_DIRECTIVE_
Exactly repeat the material, dropping every picture from the copy.

** Begin **

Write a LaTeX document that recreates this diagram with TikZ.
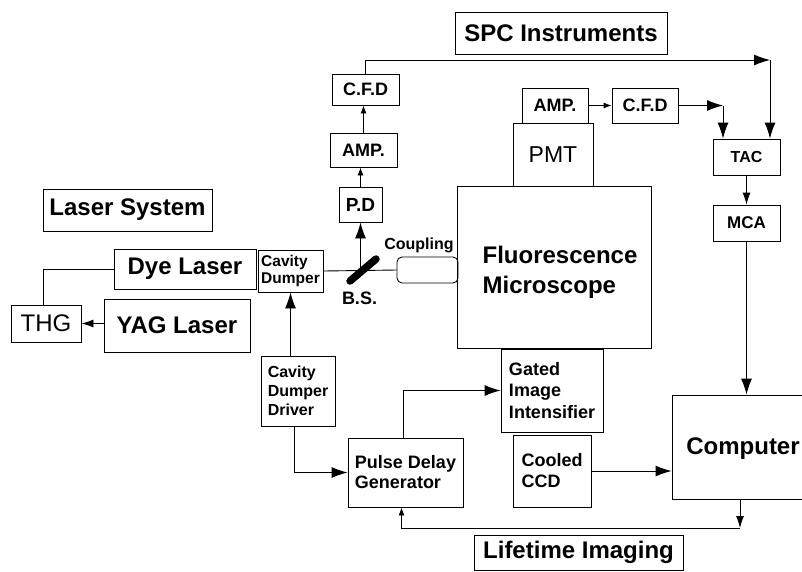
\documentclass[tikz,border=0pt]{standalone}
\usepackage{fontspec}
\setmainfont{Liberation Sans}
\usetikzlibrary{arrows.meta,calc}
\begin{document}
\begin{tikzpicture}[x=1pt,y=-1pt,
  box/.style={draw, line width=0.9pt, inner sep=0pt, align=left},
  conn/.style={line width=0.9pt},
  arr/.style={conn, -{Latex[length=16pt,width=11pt]}},
  marr/.style={conn, -{Latex[length=12pt,width=8pt]}},
  sarr/.style={conn, -{Latex[length=8pt,width=6pt]}},
  fbig/.style={font=\bfseries\fontsize{24}{28}\selectfont},
  rbig/.style={font=\fontsize{24}{28}\selectfont},
  fmid/.style={font=\bfseries\fontsize{18}{21}\selectfont},
  fsmall/.style={font=\bfseries\fontsize{16}{19}\selectfont},
  bsline/.style={line width=7.5pt, line cap=round}
]
\useasboundingbox (0,0) rectangle (802,571);
\clip (0,0) rectangle (802,571);

% nodes
\node[box,fbig,minimum width=169pt,minimum height=42pt] (lasersys) at (127.5,210) {Laser System};
\node[box,fbig,minimum width=142pt,minimum height=40pt] (dye) at (185,269) {Dye Laser};
\node[box,font=\bfseries\fontsize{15.5}{17}\selectfont,minimum width=65pt,minimum height=42pt] (cd) at (290.5,271) {Cavity\\Dumper};
\node[box,rbig,minimum width=70pt,minimum height=37pt] (thg) at (46,323.5) {THG};
\node[box,fbig,minimum width=146pt,minimum height=53pt] (yag) at (177,325.5) {YAG Laser};
\node[box,font=\bfseries\fontsize{19}{22}\selectfont,minimum width=43pt,minimum height=35pt] (pd) at (360.5,204.5) {P.D};
\node[box,fmid,minimum width=67pt,minimum height=34pt] (ampL) at (363.5,150) {AMP.};
\node[box,fmid,minimum width=67pt,minimum height=31pt] (cfdL) at (365.5,89.5) {C.F.D};
\node[box,fbig,minimum width=212pt,minimum height=42pt] (spc) at (561,33) {SPC Instruments};
\node[box,fmid,minimum width=66pt,minimum height=35pt] (ampR) at (555,105.5) {AMP.};
\node[box,fmid,minimum width=66pt,minimum height=35pt] (cfdR) at (645,105.5) {C.F.D};
\node[box,font=\fontsize{23}{27}\selectfont,minimum width=80pt,minimum height=63pt] (pmt) at (553,154.5) {PMT};
\node[box,fsmall,minimum width=67pt,minimum height=36pt] (tac) at (746.5,157) {TAC};
\node[box,font=\bfseries\fontsize{17}{20}\selectfont,minimum width=67pt,minimum height=36pt] (mca) at (746.5,223) {MCA};
\node[box,minimum width=194pt,minimum height=162pt] (micro) at (554,267) {};
\node[font=\bfseries\fontsize{24}{30}\selectfont,align=left] (microtext) at (560,272) {Fluorescence\\Microscope};
\node[box,rounded corners=5pt,minimum width=61pt,minimum height=26pt] (coupling) at (427.5,270) {};
\node[fsmall] (couplinglbl) at (419,245) {Coupling};
\node[box,font=\bfseries\fontsize{18}{21.5}\selectfont,minimum width=102pt,minimum height=83pt] (gii) at (552,390.5) {Gated\\Image\\Intensifier};
\node[box,fsmall,minimum width=74pt,minimum height=70pt] (cdd) at (298,391) {Cavity\\Dumper\\Driver};
\node[box,font=\bfseries\fontsize{18}{20}\selectfont,minimum width=115pt,minimum height=69pt] (pdg) at (405.5,472.5) {Pulse Delay\\Generator};
\node[box,fmid,minimum width=78pt,minimum height=72pt] (ccd) at (552,471) {Cooled\\CCD};
\node[box,minimum width=150pt,minimum height=104pt] (comp) at (747,447) {};
\node[fbig] (comptext) at (743,449) {Computer};
\node[box,fbig,minimum width=209pt,minimum height=35pt] (life) at (578.5,552.5) {Lifetime Imaging};
\node[fmid] (bslbl) at (359.5,298) {B.S.};

% coordinates
\coordinate (bs1) at (350,281);
\coordinate (bs2) at (376,259);
\coordinate (bsc) at (pd.south |- cd.east);
\coordinate (c1) at (770,60);
\coordinate (c2) at (723,105.5);
\coordinate (c3) at (740,528);

% connectors
\draw[conn] (dye.west) -| ($(thg.north)+(-3,0)$);
\draw[marr] (yag.west |- thg.east) -- (thg.east);
\draw[conn] (cd.east) -- (coupling.west);
\draw[bsline] (bs1) -- (bs2);
\draw[arr] (bsc) -- (pd.south);
\draw[sarr] (pd.north) -- (pd.north |- ampL.south);
\draw[sarr] (ampL.north) -- (ampL.north |- cfdL.south);
\draw[arr] (cfdL.north) |- (c1);
\draw[arr] (c1) -- (c1 |- tac.north);
\draw[sarr] (ampR.east) -- (cfdR.west);
\draw[arr] (cfdR.east) -- (c2);
\draw[arr] (c2) -- (c2 |- tac.north);
\draw[marr] (tac.south) -- (mca.north);
\draw[arr] (mca.south) -- (mca.south |- comp.north);
\draw[arr] (ccd.east) -- (ccd.east -| comp.west);
\draw[marr] (c3 |- comp.south) -- (c3);
\draw[sarr] (c3) -| ($(pdg.south)+(-4,0)$);
\draw[arr] (cd.south |- cdd.north) -- (cd.south);
\draw[arr] ($(cdd.south)+(-4,0)$) |- (pdg.west);
\draw[arr] ($(pdg.north)+(-2.5,0)$) |- (gii.west);
\end{tikzpicture}
\end{document}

** End **

_TASK SOLUTION_
Write a LaTeX document that recreates this diagram with TikZ.
\documentclass[tikz,border=0pt]{standalone}
\usepackage{fontspec}
\setmainfont{Liberation Sans}
\usetikzlibrary{arrows.meta,calc}
\begin{document}
\begin{tikzpicture}[x=1pt,y=-1pt,
  box/.style={draw, line width=0.9pt, inner sep=0pt, align=left},
  conn/.style={line width=0.9pt},
  arr/.style={conn, -{Latex[length=16pt,width=11pt]}},
  marr/.style={conn, -{Latex[length=12pt,width=8pt]}},
  sarr/.style={conn, -{Latex[length=8pt,width=6pt]}},
  fbig/.style={font=\bfseries\fontsize{24}{28}\selectfont},
  rbig/.style={font=\fontsize{24}{28}\selectfont},
  fmid/.style={font=\bfseries\fontsize{18}{21}\selectfont},
  fsmall/.style={font=\bfseries\fontsize{16}{19}\selectfont},
  bsline/.style={line width=7.5pt, line cap=round}
]
\useasboundingbox (0,0) rectangle (802,571);
\clip (0,0) rectangle (802,571);

% nodes
\node[box,fbig,minimum width=169pt,minimum height=42pt] (lasersys) at (127.5,210) {Laser System};
\node[box,fbig,minimum width=142pt,minimum height=40pt] (dye) at (185,269) {Dye Laser};
\node[box,font=\bfseries\fontsize{15.5}{17}\selectfont,minimum width=65pt,minimum height=42pt] (cd) at (290.5,271) {Cavity\\Dumper};
\node[box,rbig,minimum width=70pt,minimum height=37pt] (thg) at (46,323.5) {THG};
\node[box,fbig,minimum width=146pt,minimum height=53pt] (yag) at (177,325.5) {YAG Laser};
\node[box,font=\bfseries\fontsize{19}{22}\selectfont,minimum width=43pt,minimum height=35pt] (pd) at (360.5,204.5) {P.D};
\node[box,fmid,minimum width=67pt,minimum height=34pt] (ampL) at (363.5,150) {AMP.};
\node[box,fmid,minimum width=67pt,minimum height=31pt] (cfdL) at (365.5,89.5) {C.F.D};
\node[box,fbig,minimum width=212pt,minimum height=42pt] (spc) at (561,33) {SPC Instruments};
\node[box,fmid,minimum width=66pt,minimum height=35pt] (ampR) at (555,105.5) {AMP.};
\node[box,fmid,minimum width=66pt,minimum height=35pt] (cfdR) at (645,105.5) {C.F.D};
\node[box,font=\fontsize{23}{27}\selectfont,minimum width=80pt,minimum height=63pt] (pmt) at (553,154.5) {PMT};
\node[box,fsmall,minimum width=67pt,minimum height=36pt] (tac) at (746.5,157) {TAC};
\node[box,font=\bfseries\fontsize{17}{20}\selectfont,minimum width=67pt,minimum height=36pt] (mca) at (746.5,223) {MCA};
\node[box,minimum width=194pt,minimum height=162pt] (micro) at (554,267) {};
\node[font=\bfseries\fontsize{24}{30}\selectfont,align=left] (microtext) at (560,272) {Fluorescence\\Microscope};
\node[box,rounded corners=5pt,minimum width=61pt,minimum height=26pt] (coupling) at (427.5,270) {};
\node[fsmall] (couplinglbl) at (419,245) {Coupling};
\node[box,font=\bfseries\fontsize{18}{21.5}\selectfont,minimum width=102pt,minimum height=83pt] (gii) at (552,390.5) {Gated\\Image\\Intensifier};
\node[box,fsmall,minimum width=74pt,minimum height=70pt] (cdd) at (298,391) {Cavity\\Dumper\\Driver};
\node[box,font=\bfseries\fontsize{18}{20}\selectfont,minimum width=115pt,minimum height=69pt] (pdg) at (405.5,472.5) {Pulse Delay\\Generator};
\node[box,fmid,minimum width=78pt,minimum height=72pt] (ccd) at (552,471) {Cooled\\CCD};
\node[box,minimum width=150pt,minimum height=104pt] (comp) at (747,447) {};
\node[fbig] (comptext) at (743,449) {Computer};
\node[box,fbig,minimum width=209pt,minimum height=35pt] (life) at (578.5,552.5) {Lifetime Imaging};
\node[fmid] (bslbl) at (359.5,298) {B.S.};

% coordinates
\coordinate (bs1) at (350,281);
\coordinate (bs2) at (376,259);
\coordinate (bsc) at (pd.south |- cd.east);
\coordinate (c1) at (770,60);
\coordinate (c2) at (723,105.5);
\coordinate (c3) at (740,528);

% connectors
\draw[conn] (dye.west) -| ($(thg.north)+(-3,0)$);
\draw[marr] (yag.west |- thg.east) -- (thg.east);
\draw[conn] (cd.east) -- (coupling.west);
\draw[bsline] (bs1) -- (bs2);
\draw[arr] (bsc) -- (pd.south);
\draw[sarr] (pd.north) -- (pd.north |- ampL.south);
\draw[sarr] (ampL.north) -- (ampL.north |- cfdL.south);
\draw[arr] (cfdL.north) |- (c1);
\draw[arr] (c1) -- (c1 |- tac.north);
\draw[sarr] (ampR.east) -- (cfdR.west);
\draw[arr] (cfdR.east) -- (c2);
\draw[arr] (c2) -- (c2 |- tac.north);
\draw[marr] (tac.south) -- (mca.north);
\draw[arr] (mca.south) -- (mca.south |- comp.north);
\draw[arr] (ccd.east) -- (ccd.east -| comp.west);
\draw[marr] (c3 |- comp.south) -- (c3);
\draw[sarr] (c3) -| ($(pdg.south)+(-4,0)$);
\draw[arr] (cd.south |- cdd.north) -- (cd.south);
\draw[arr] ($(cdd.south)+(-4,0)$) |- (pdg.west);
\draw[arr] ($(pdg.north)+(-2.5,0)$) |- (gii.west);
\end{tikzpicture}
\end{document}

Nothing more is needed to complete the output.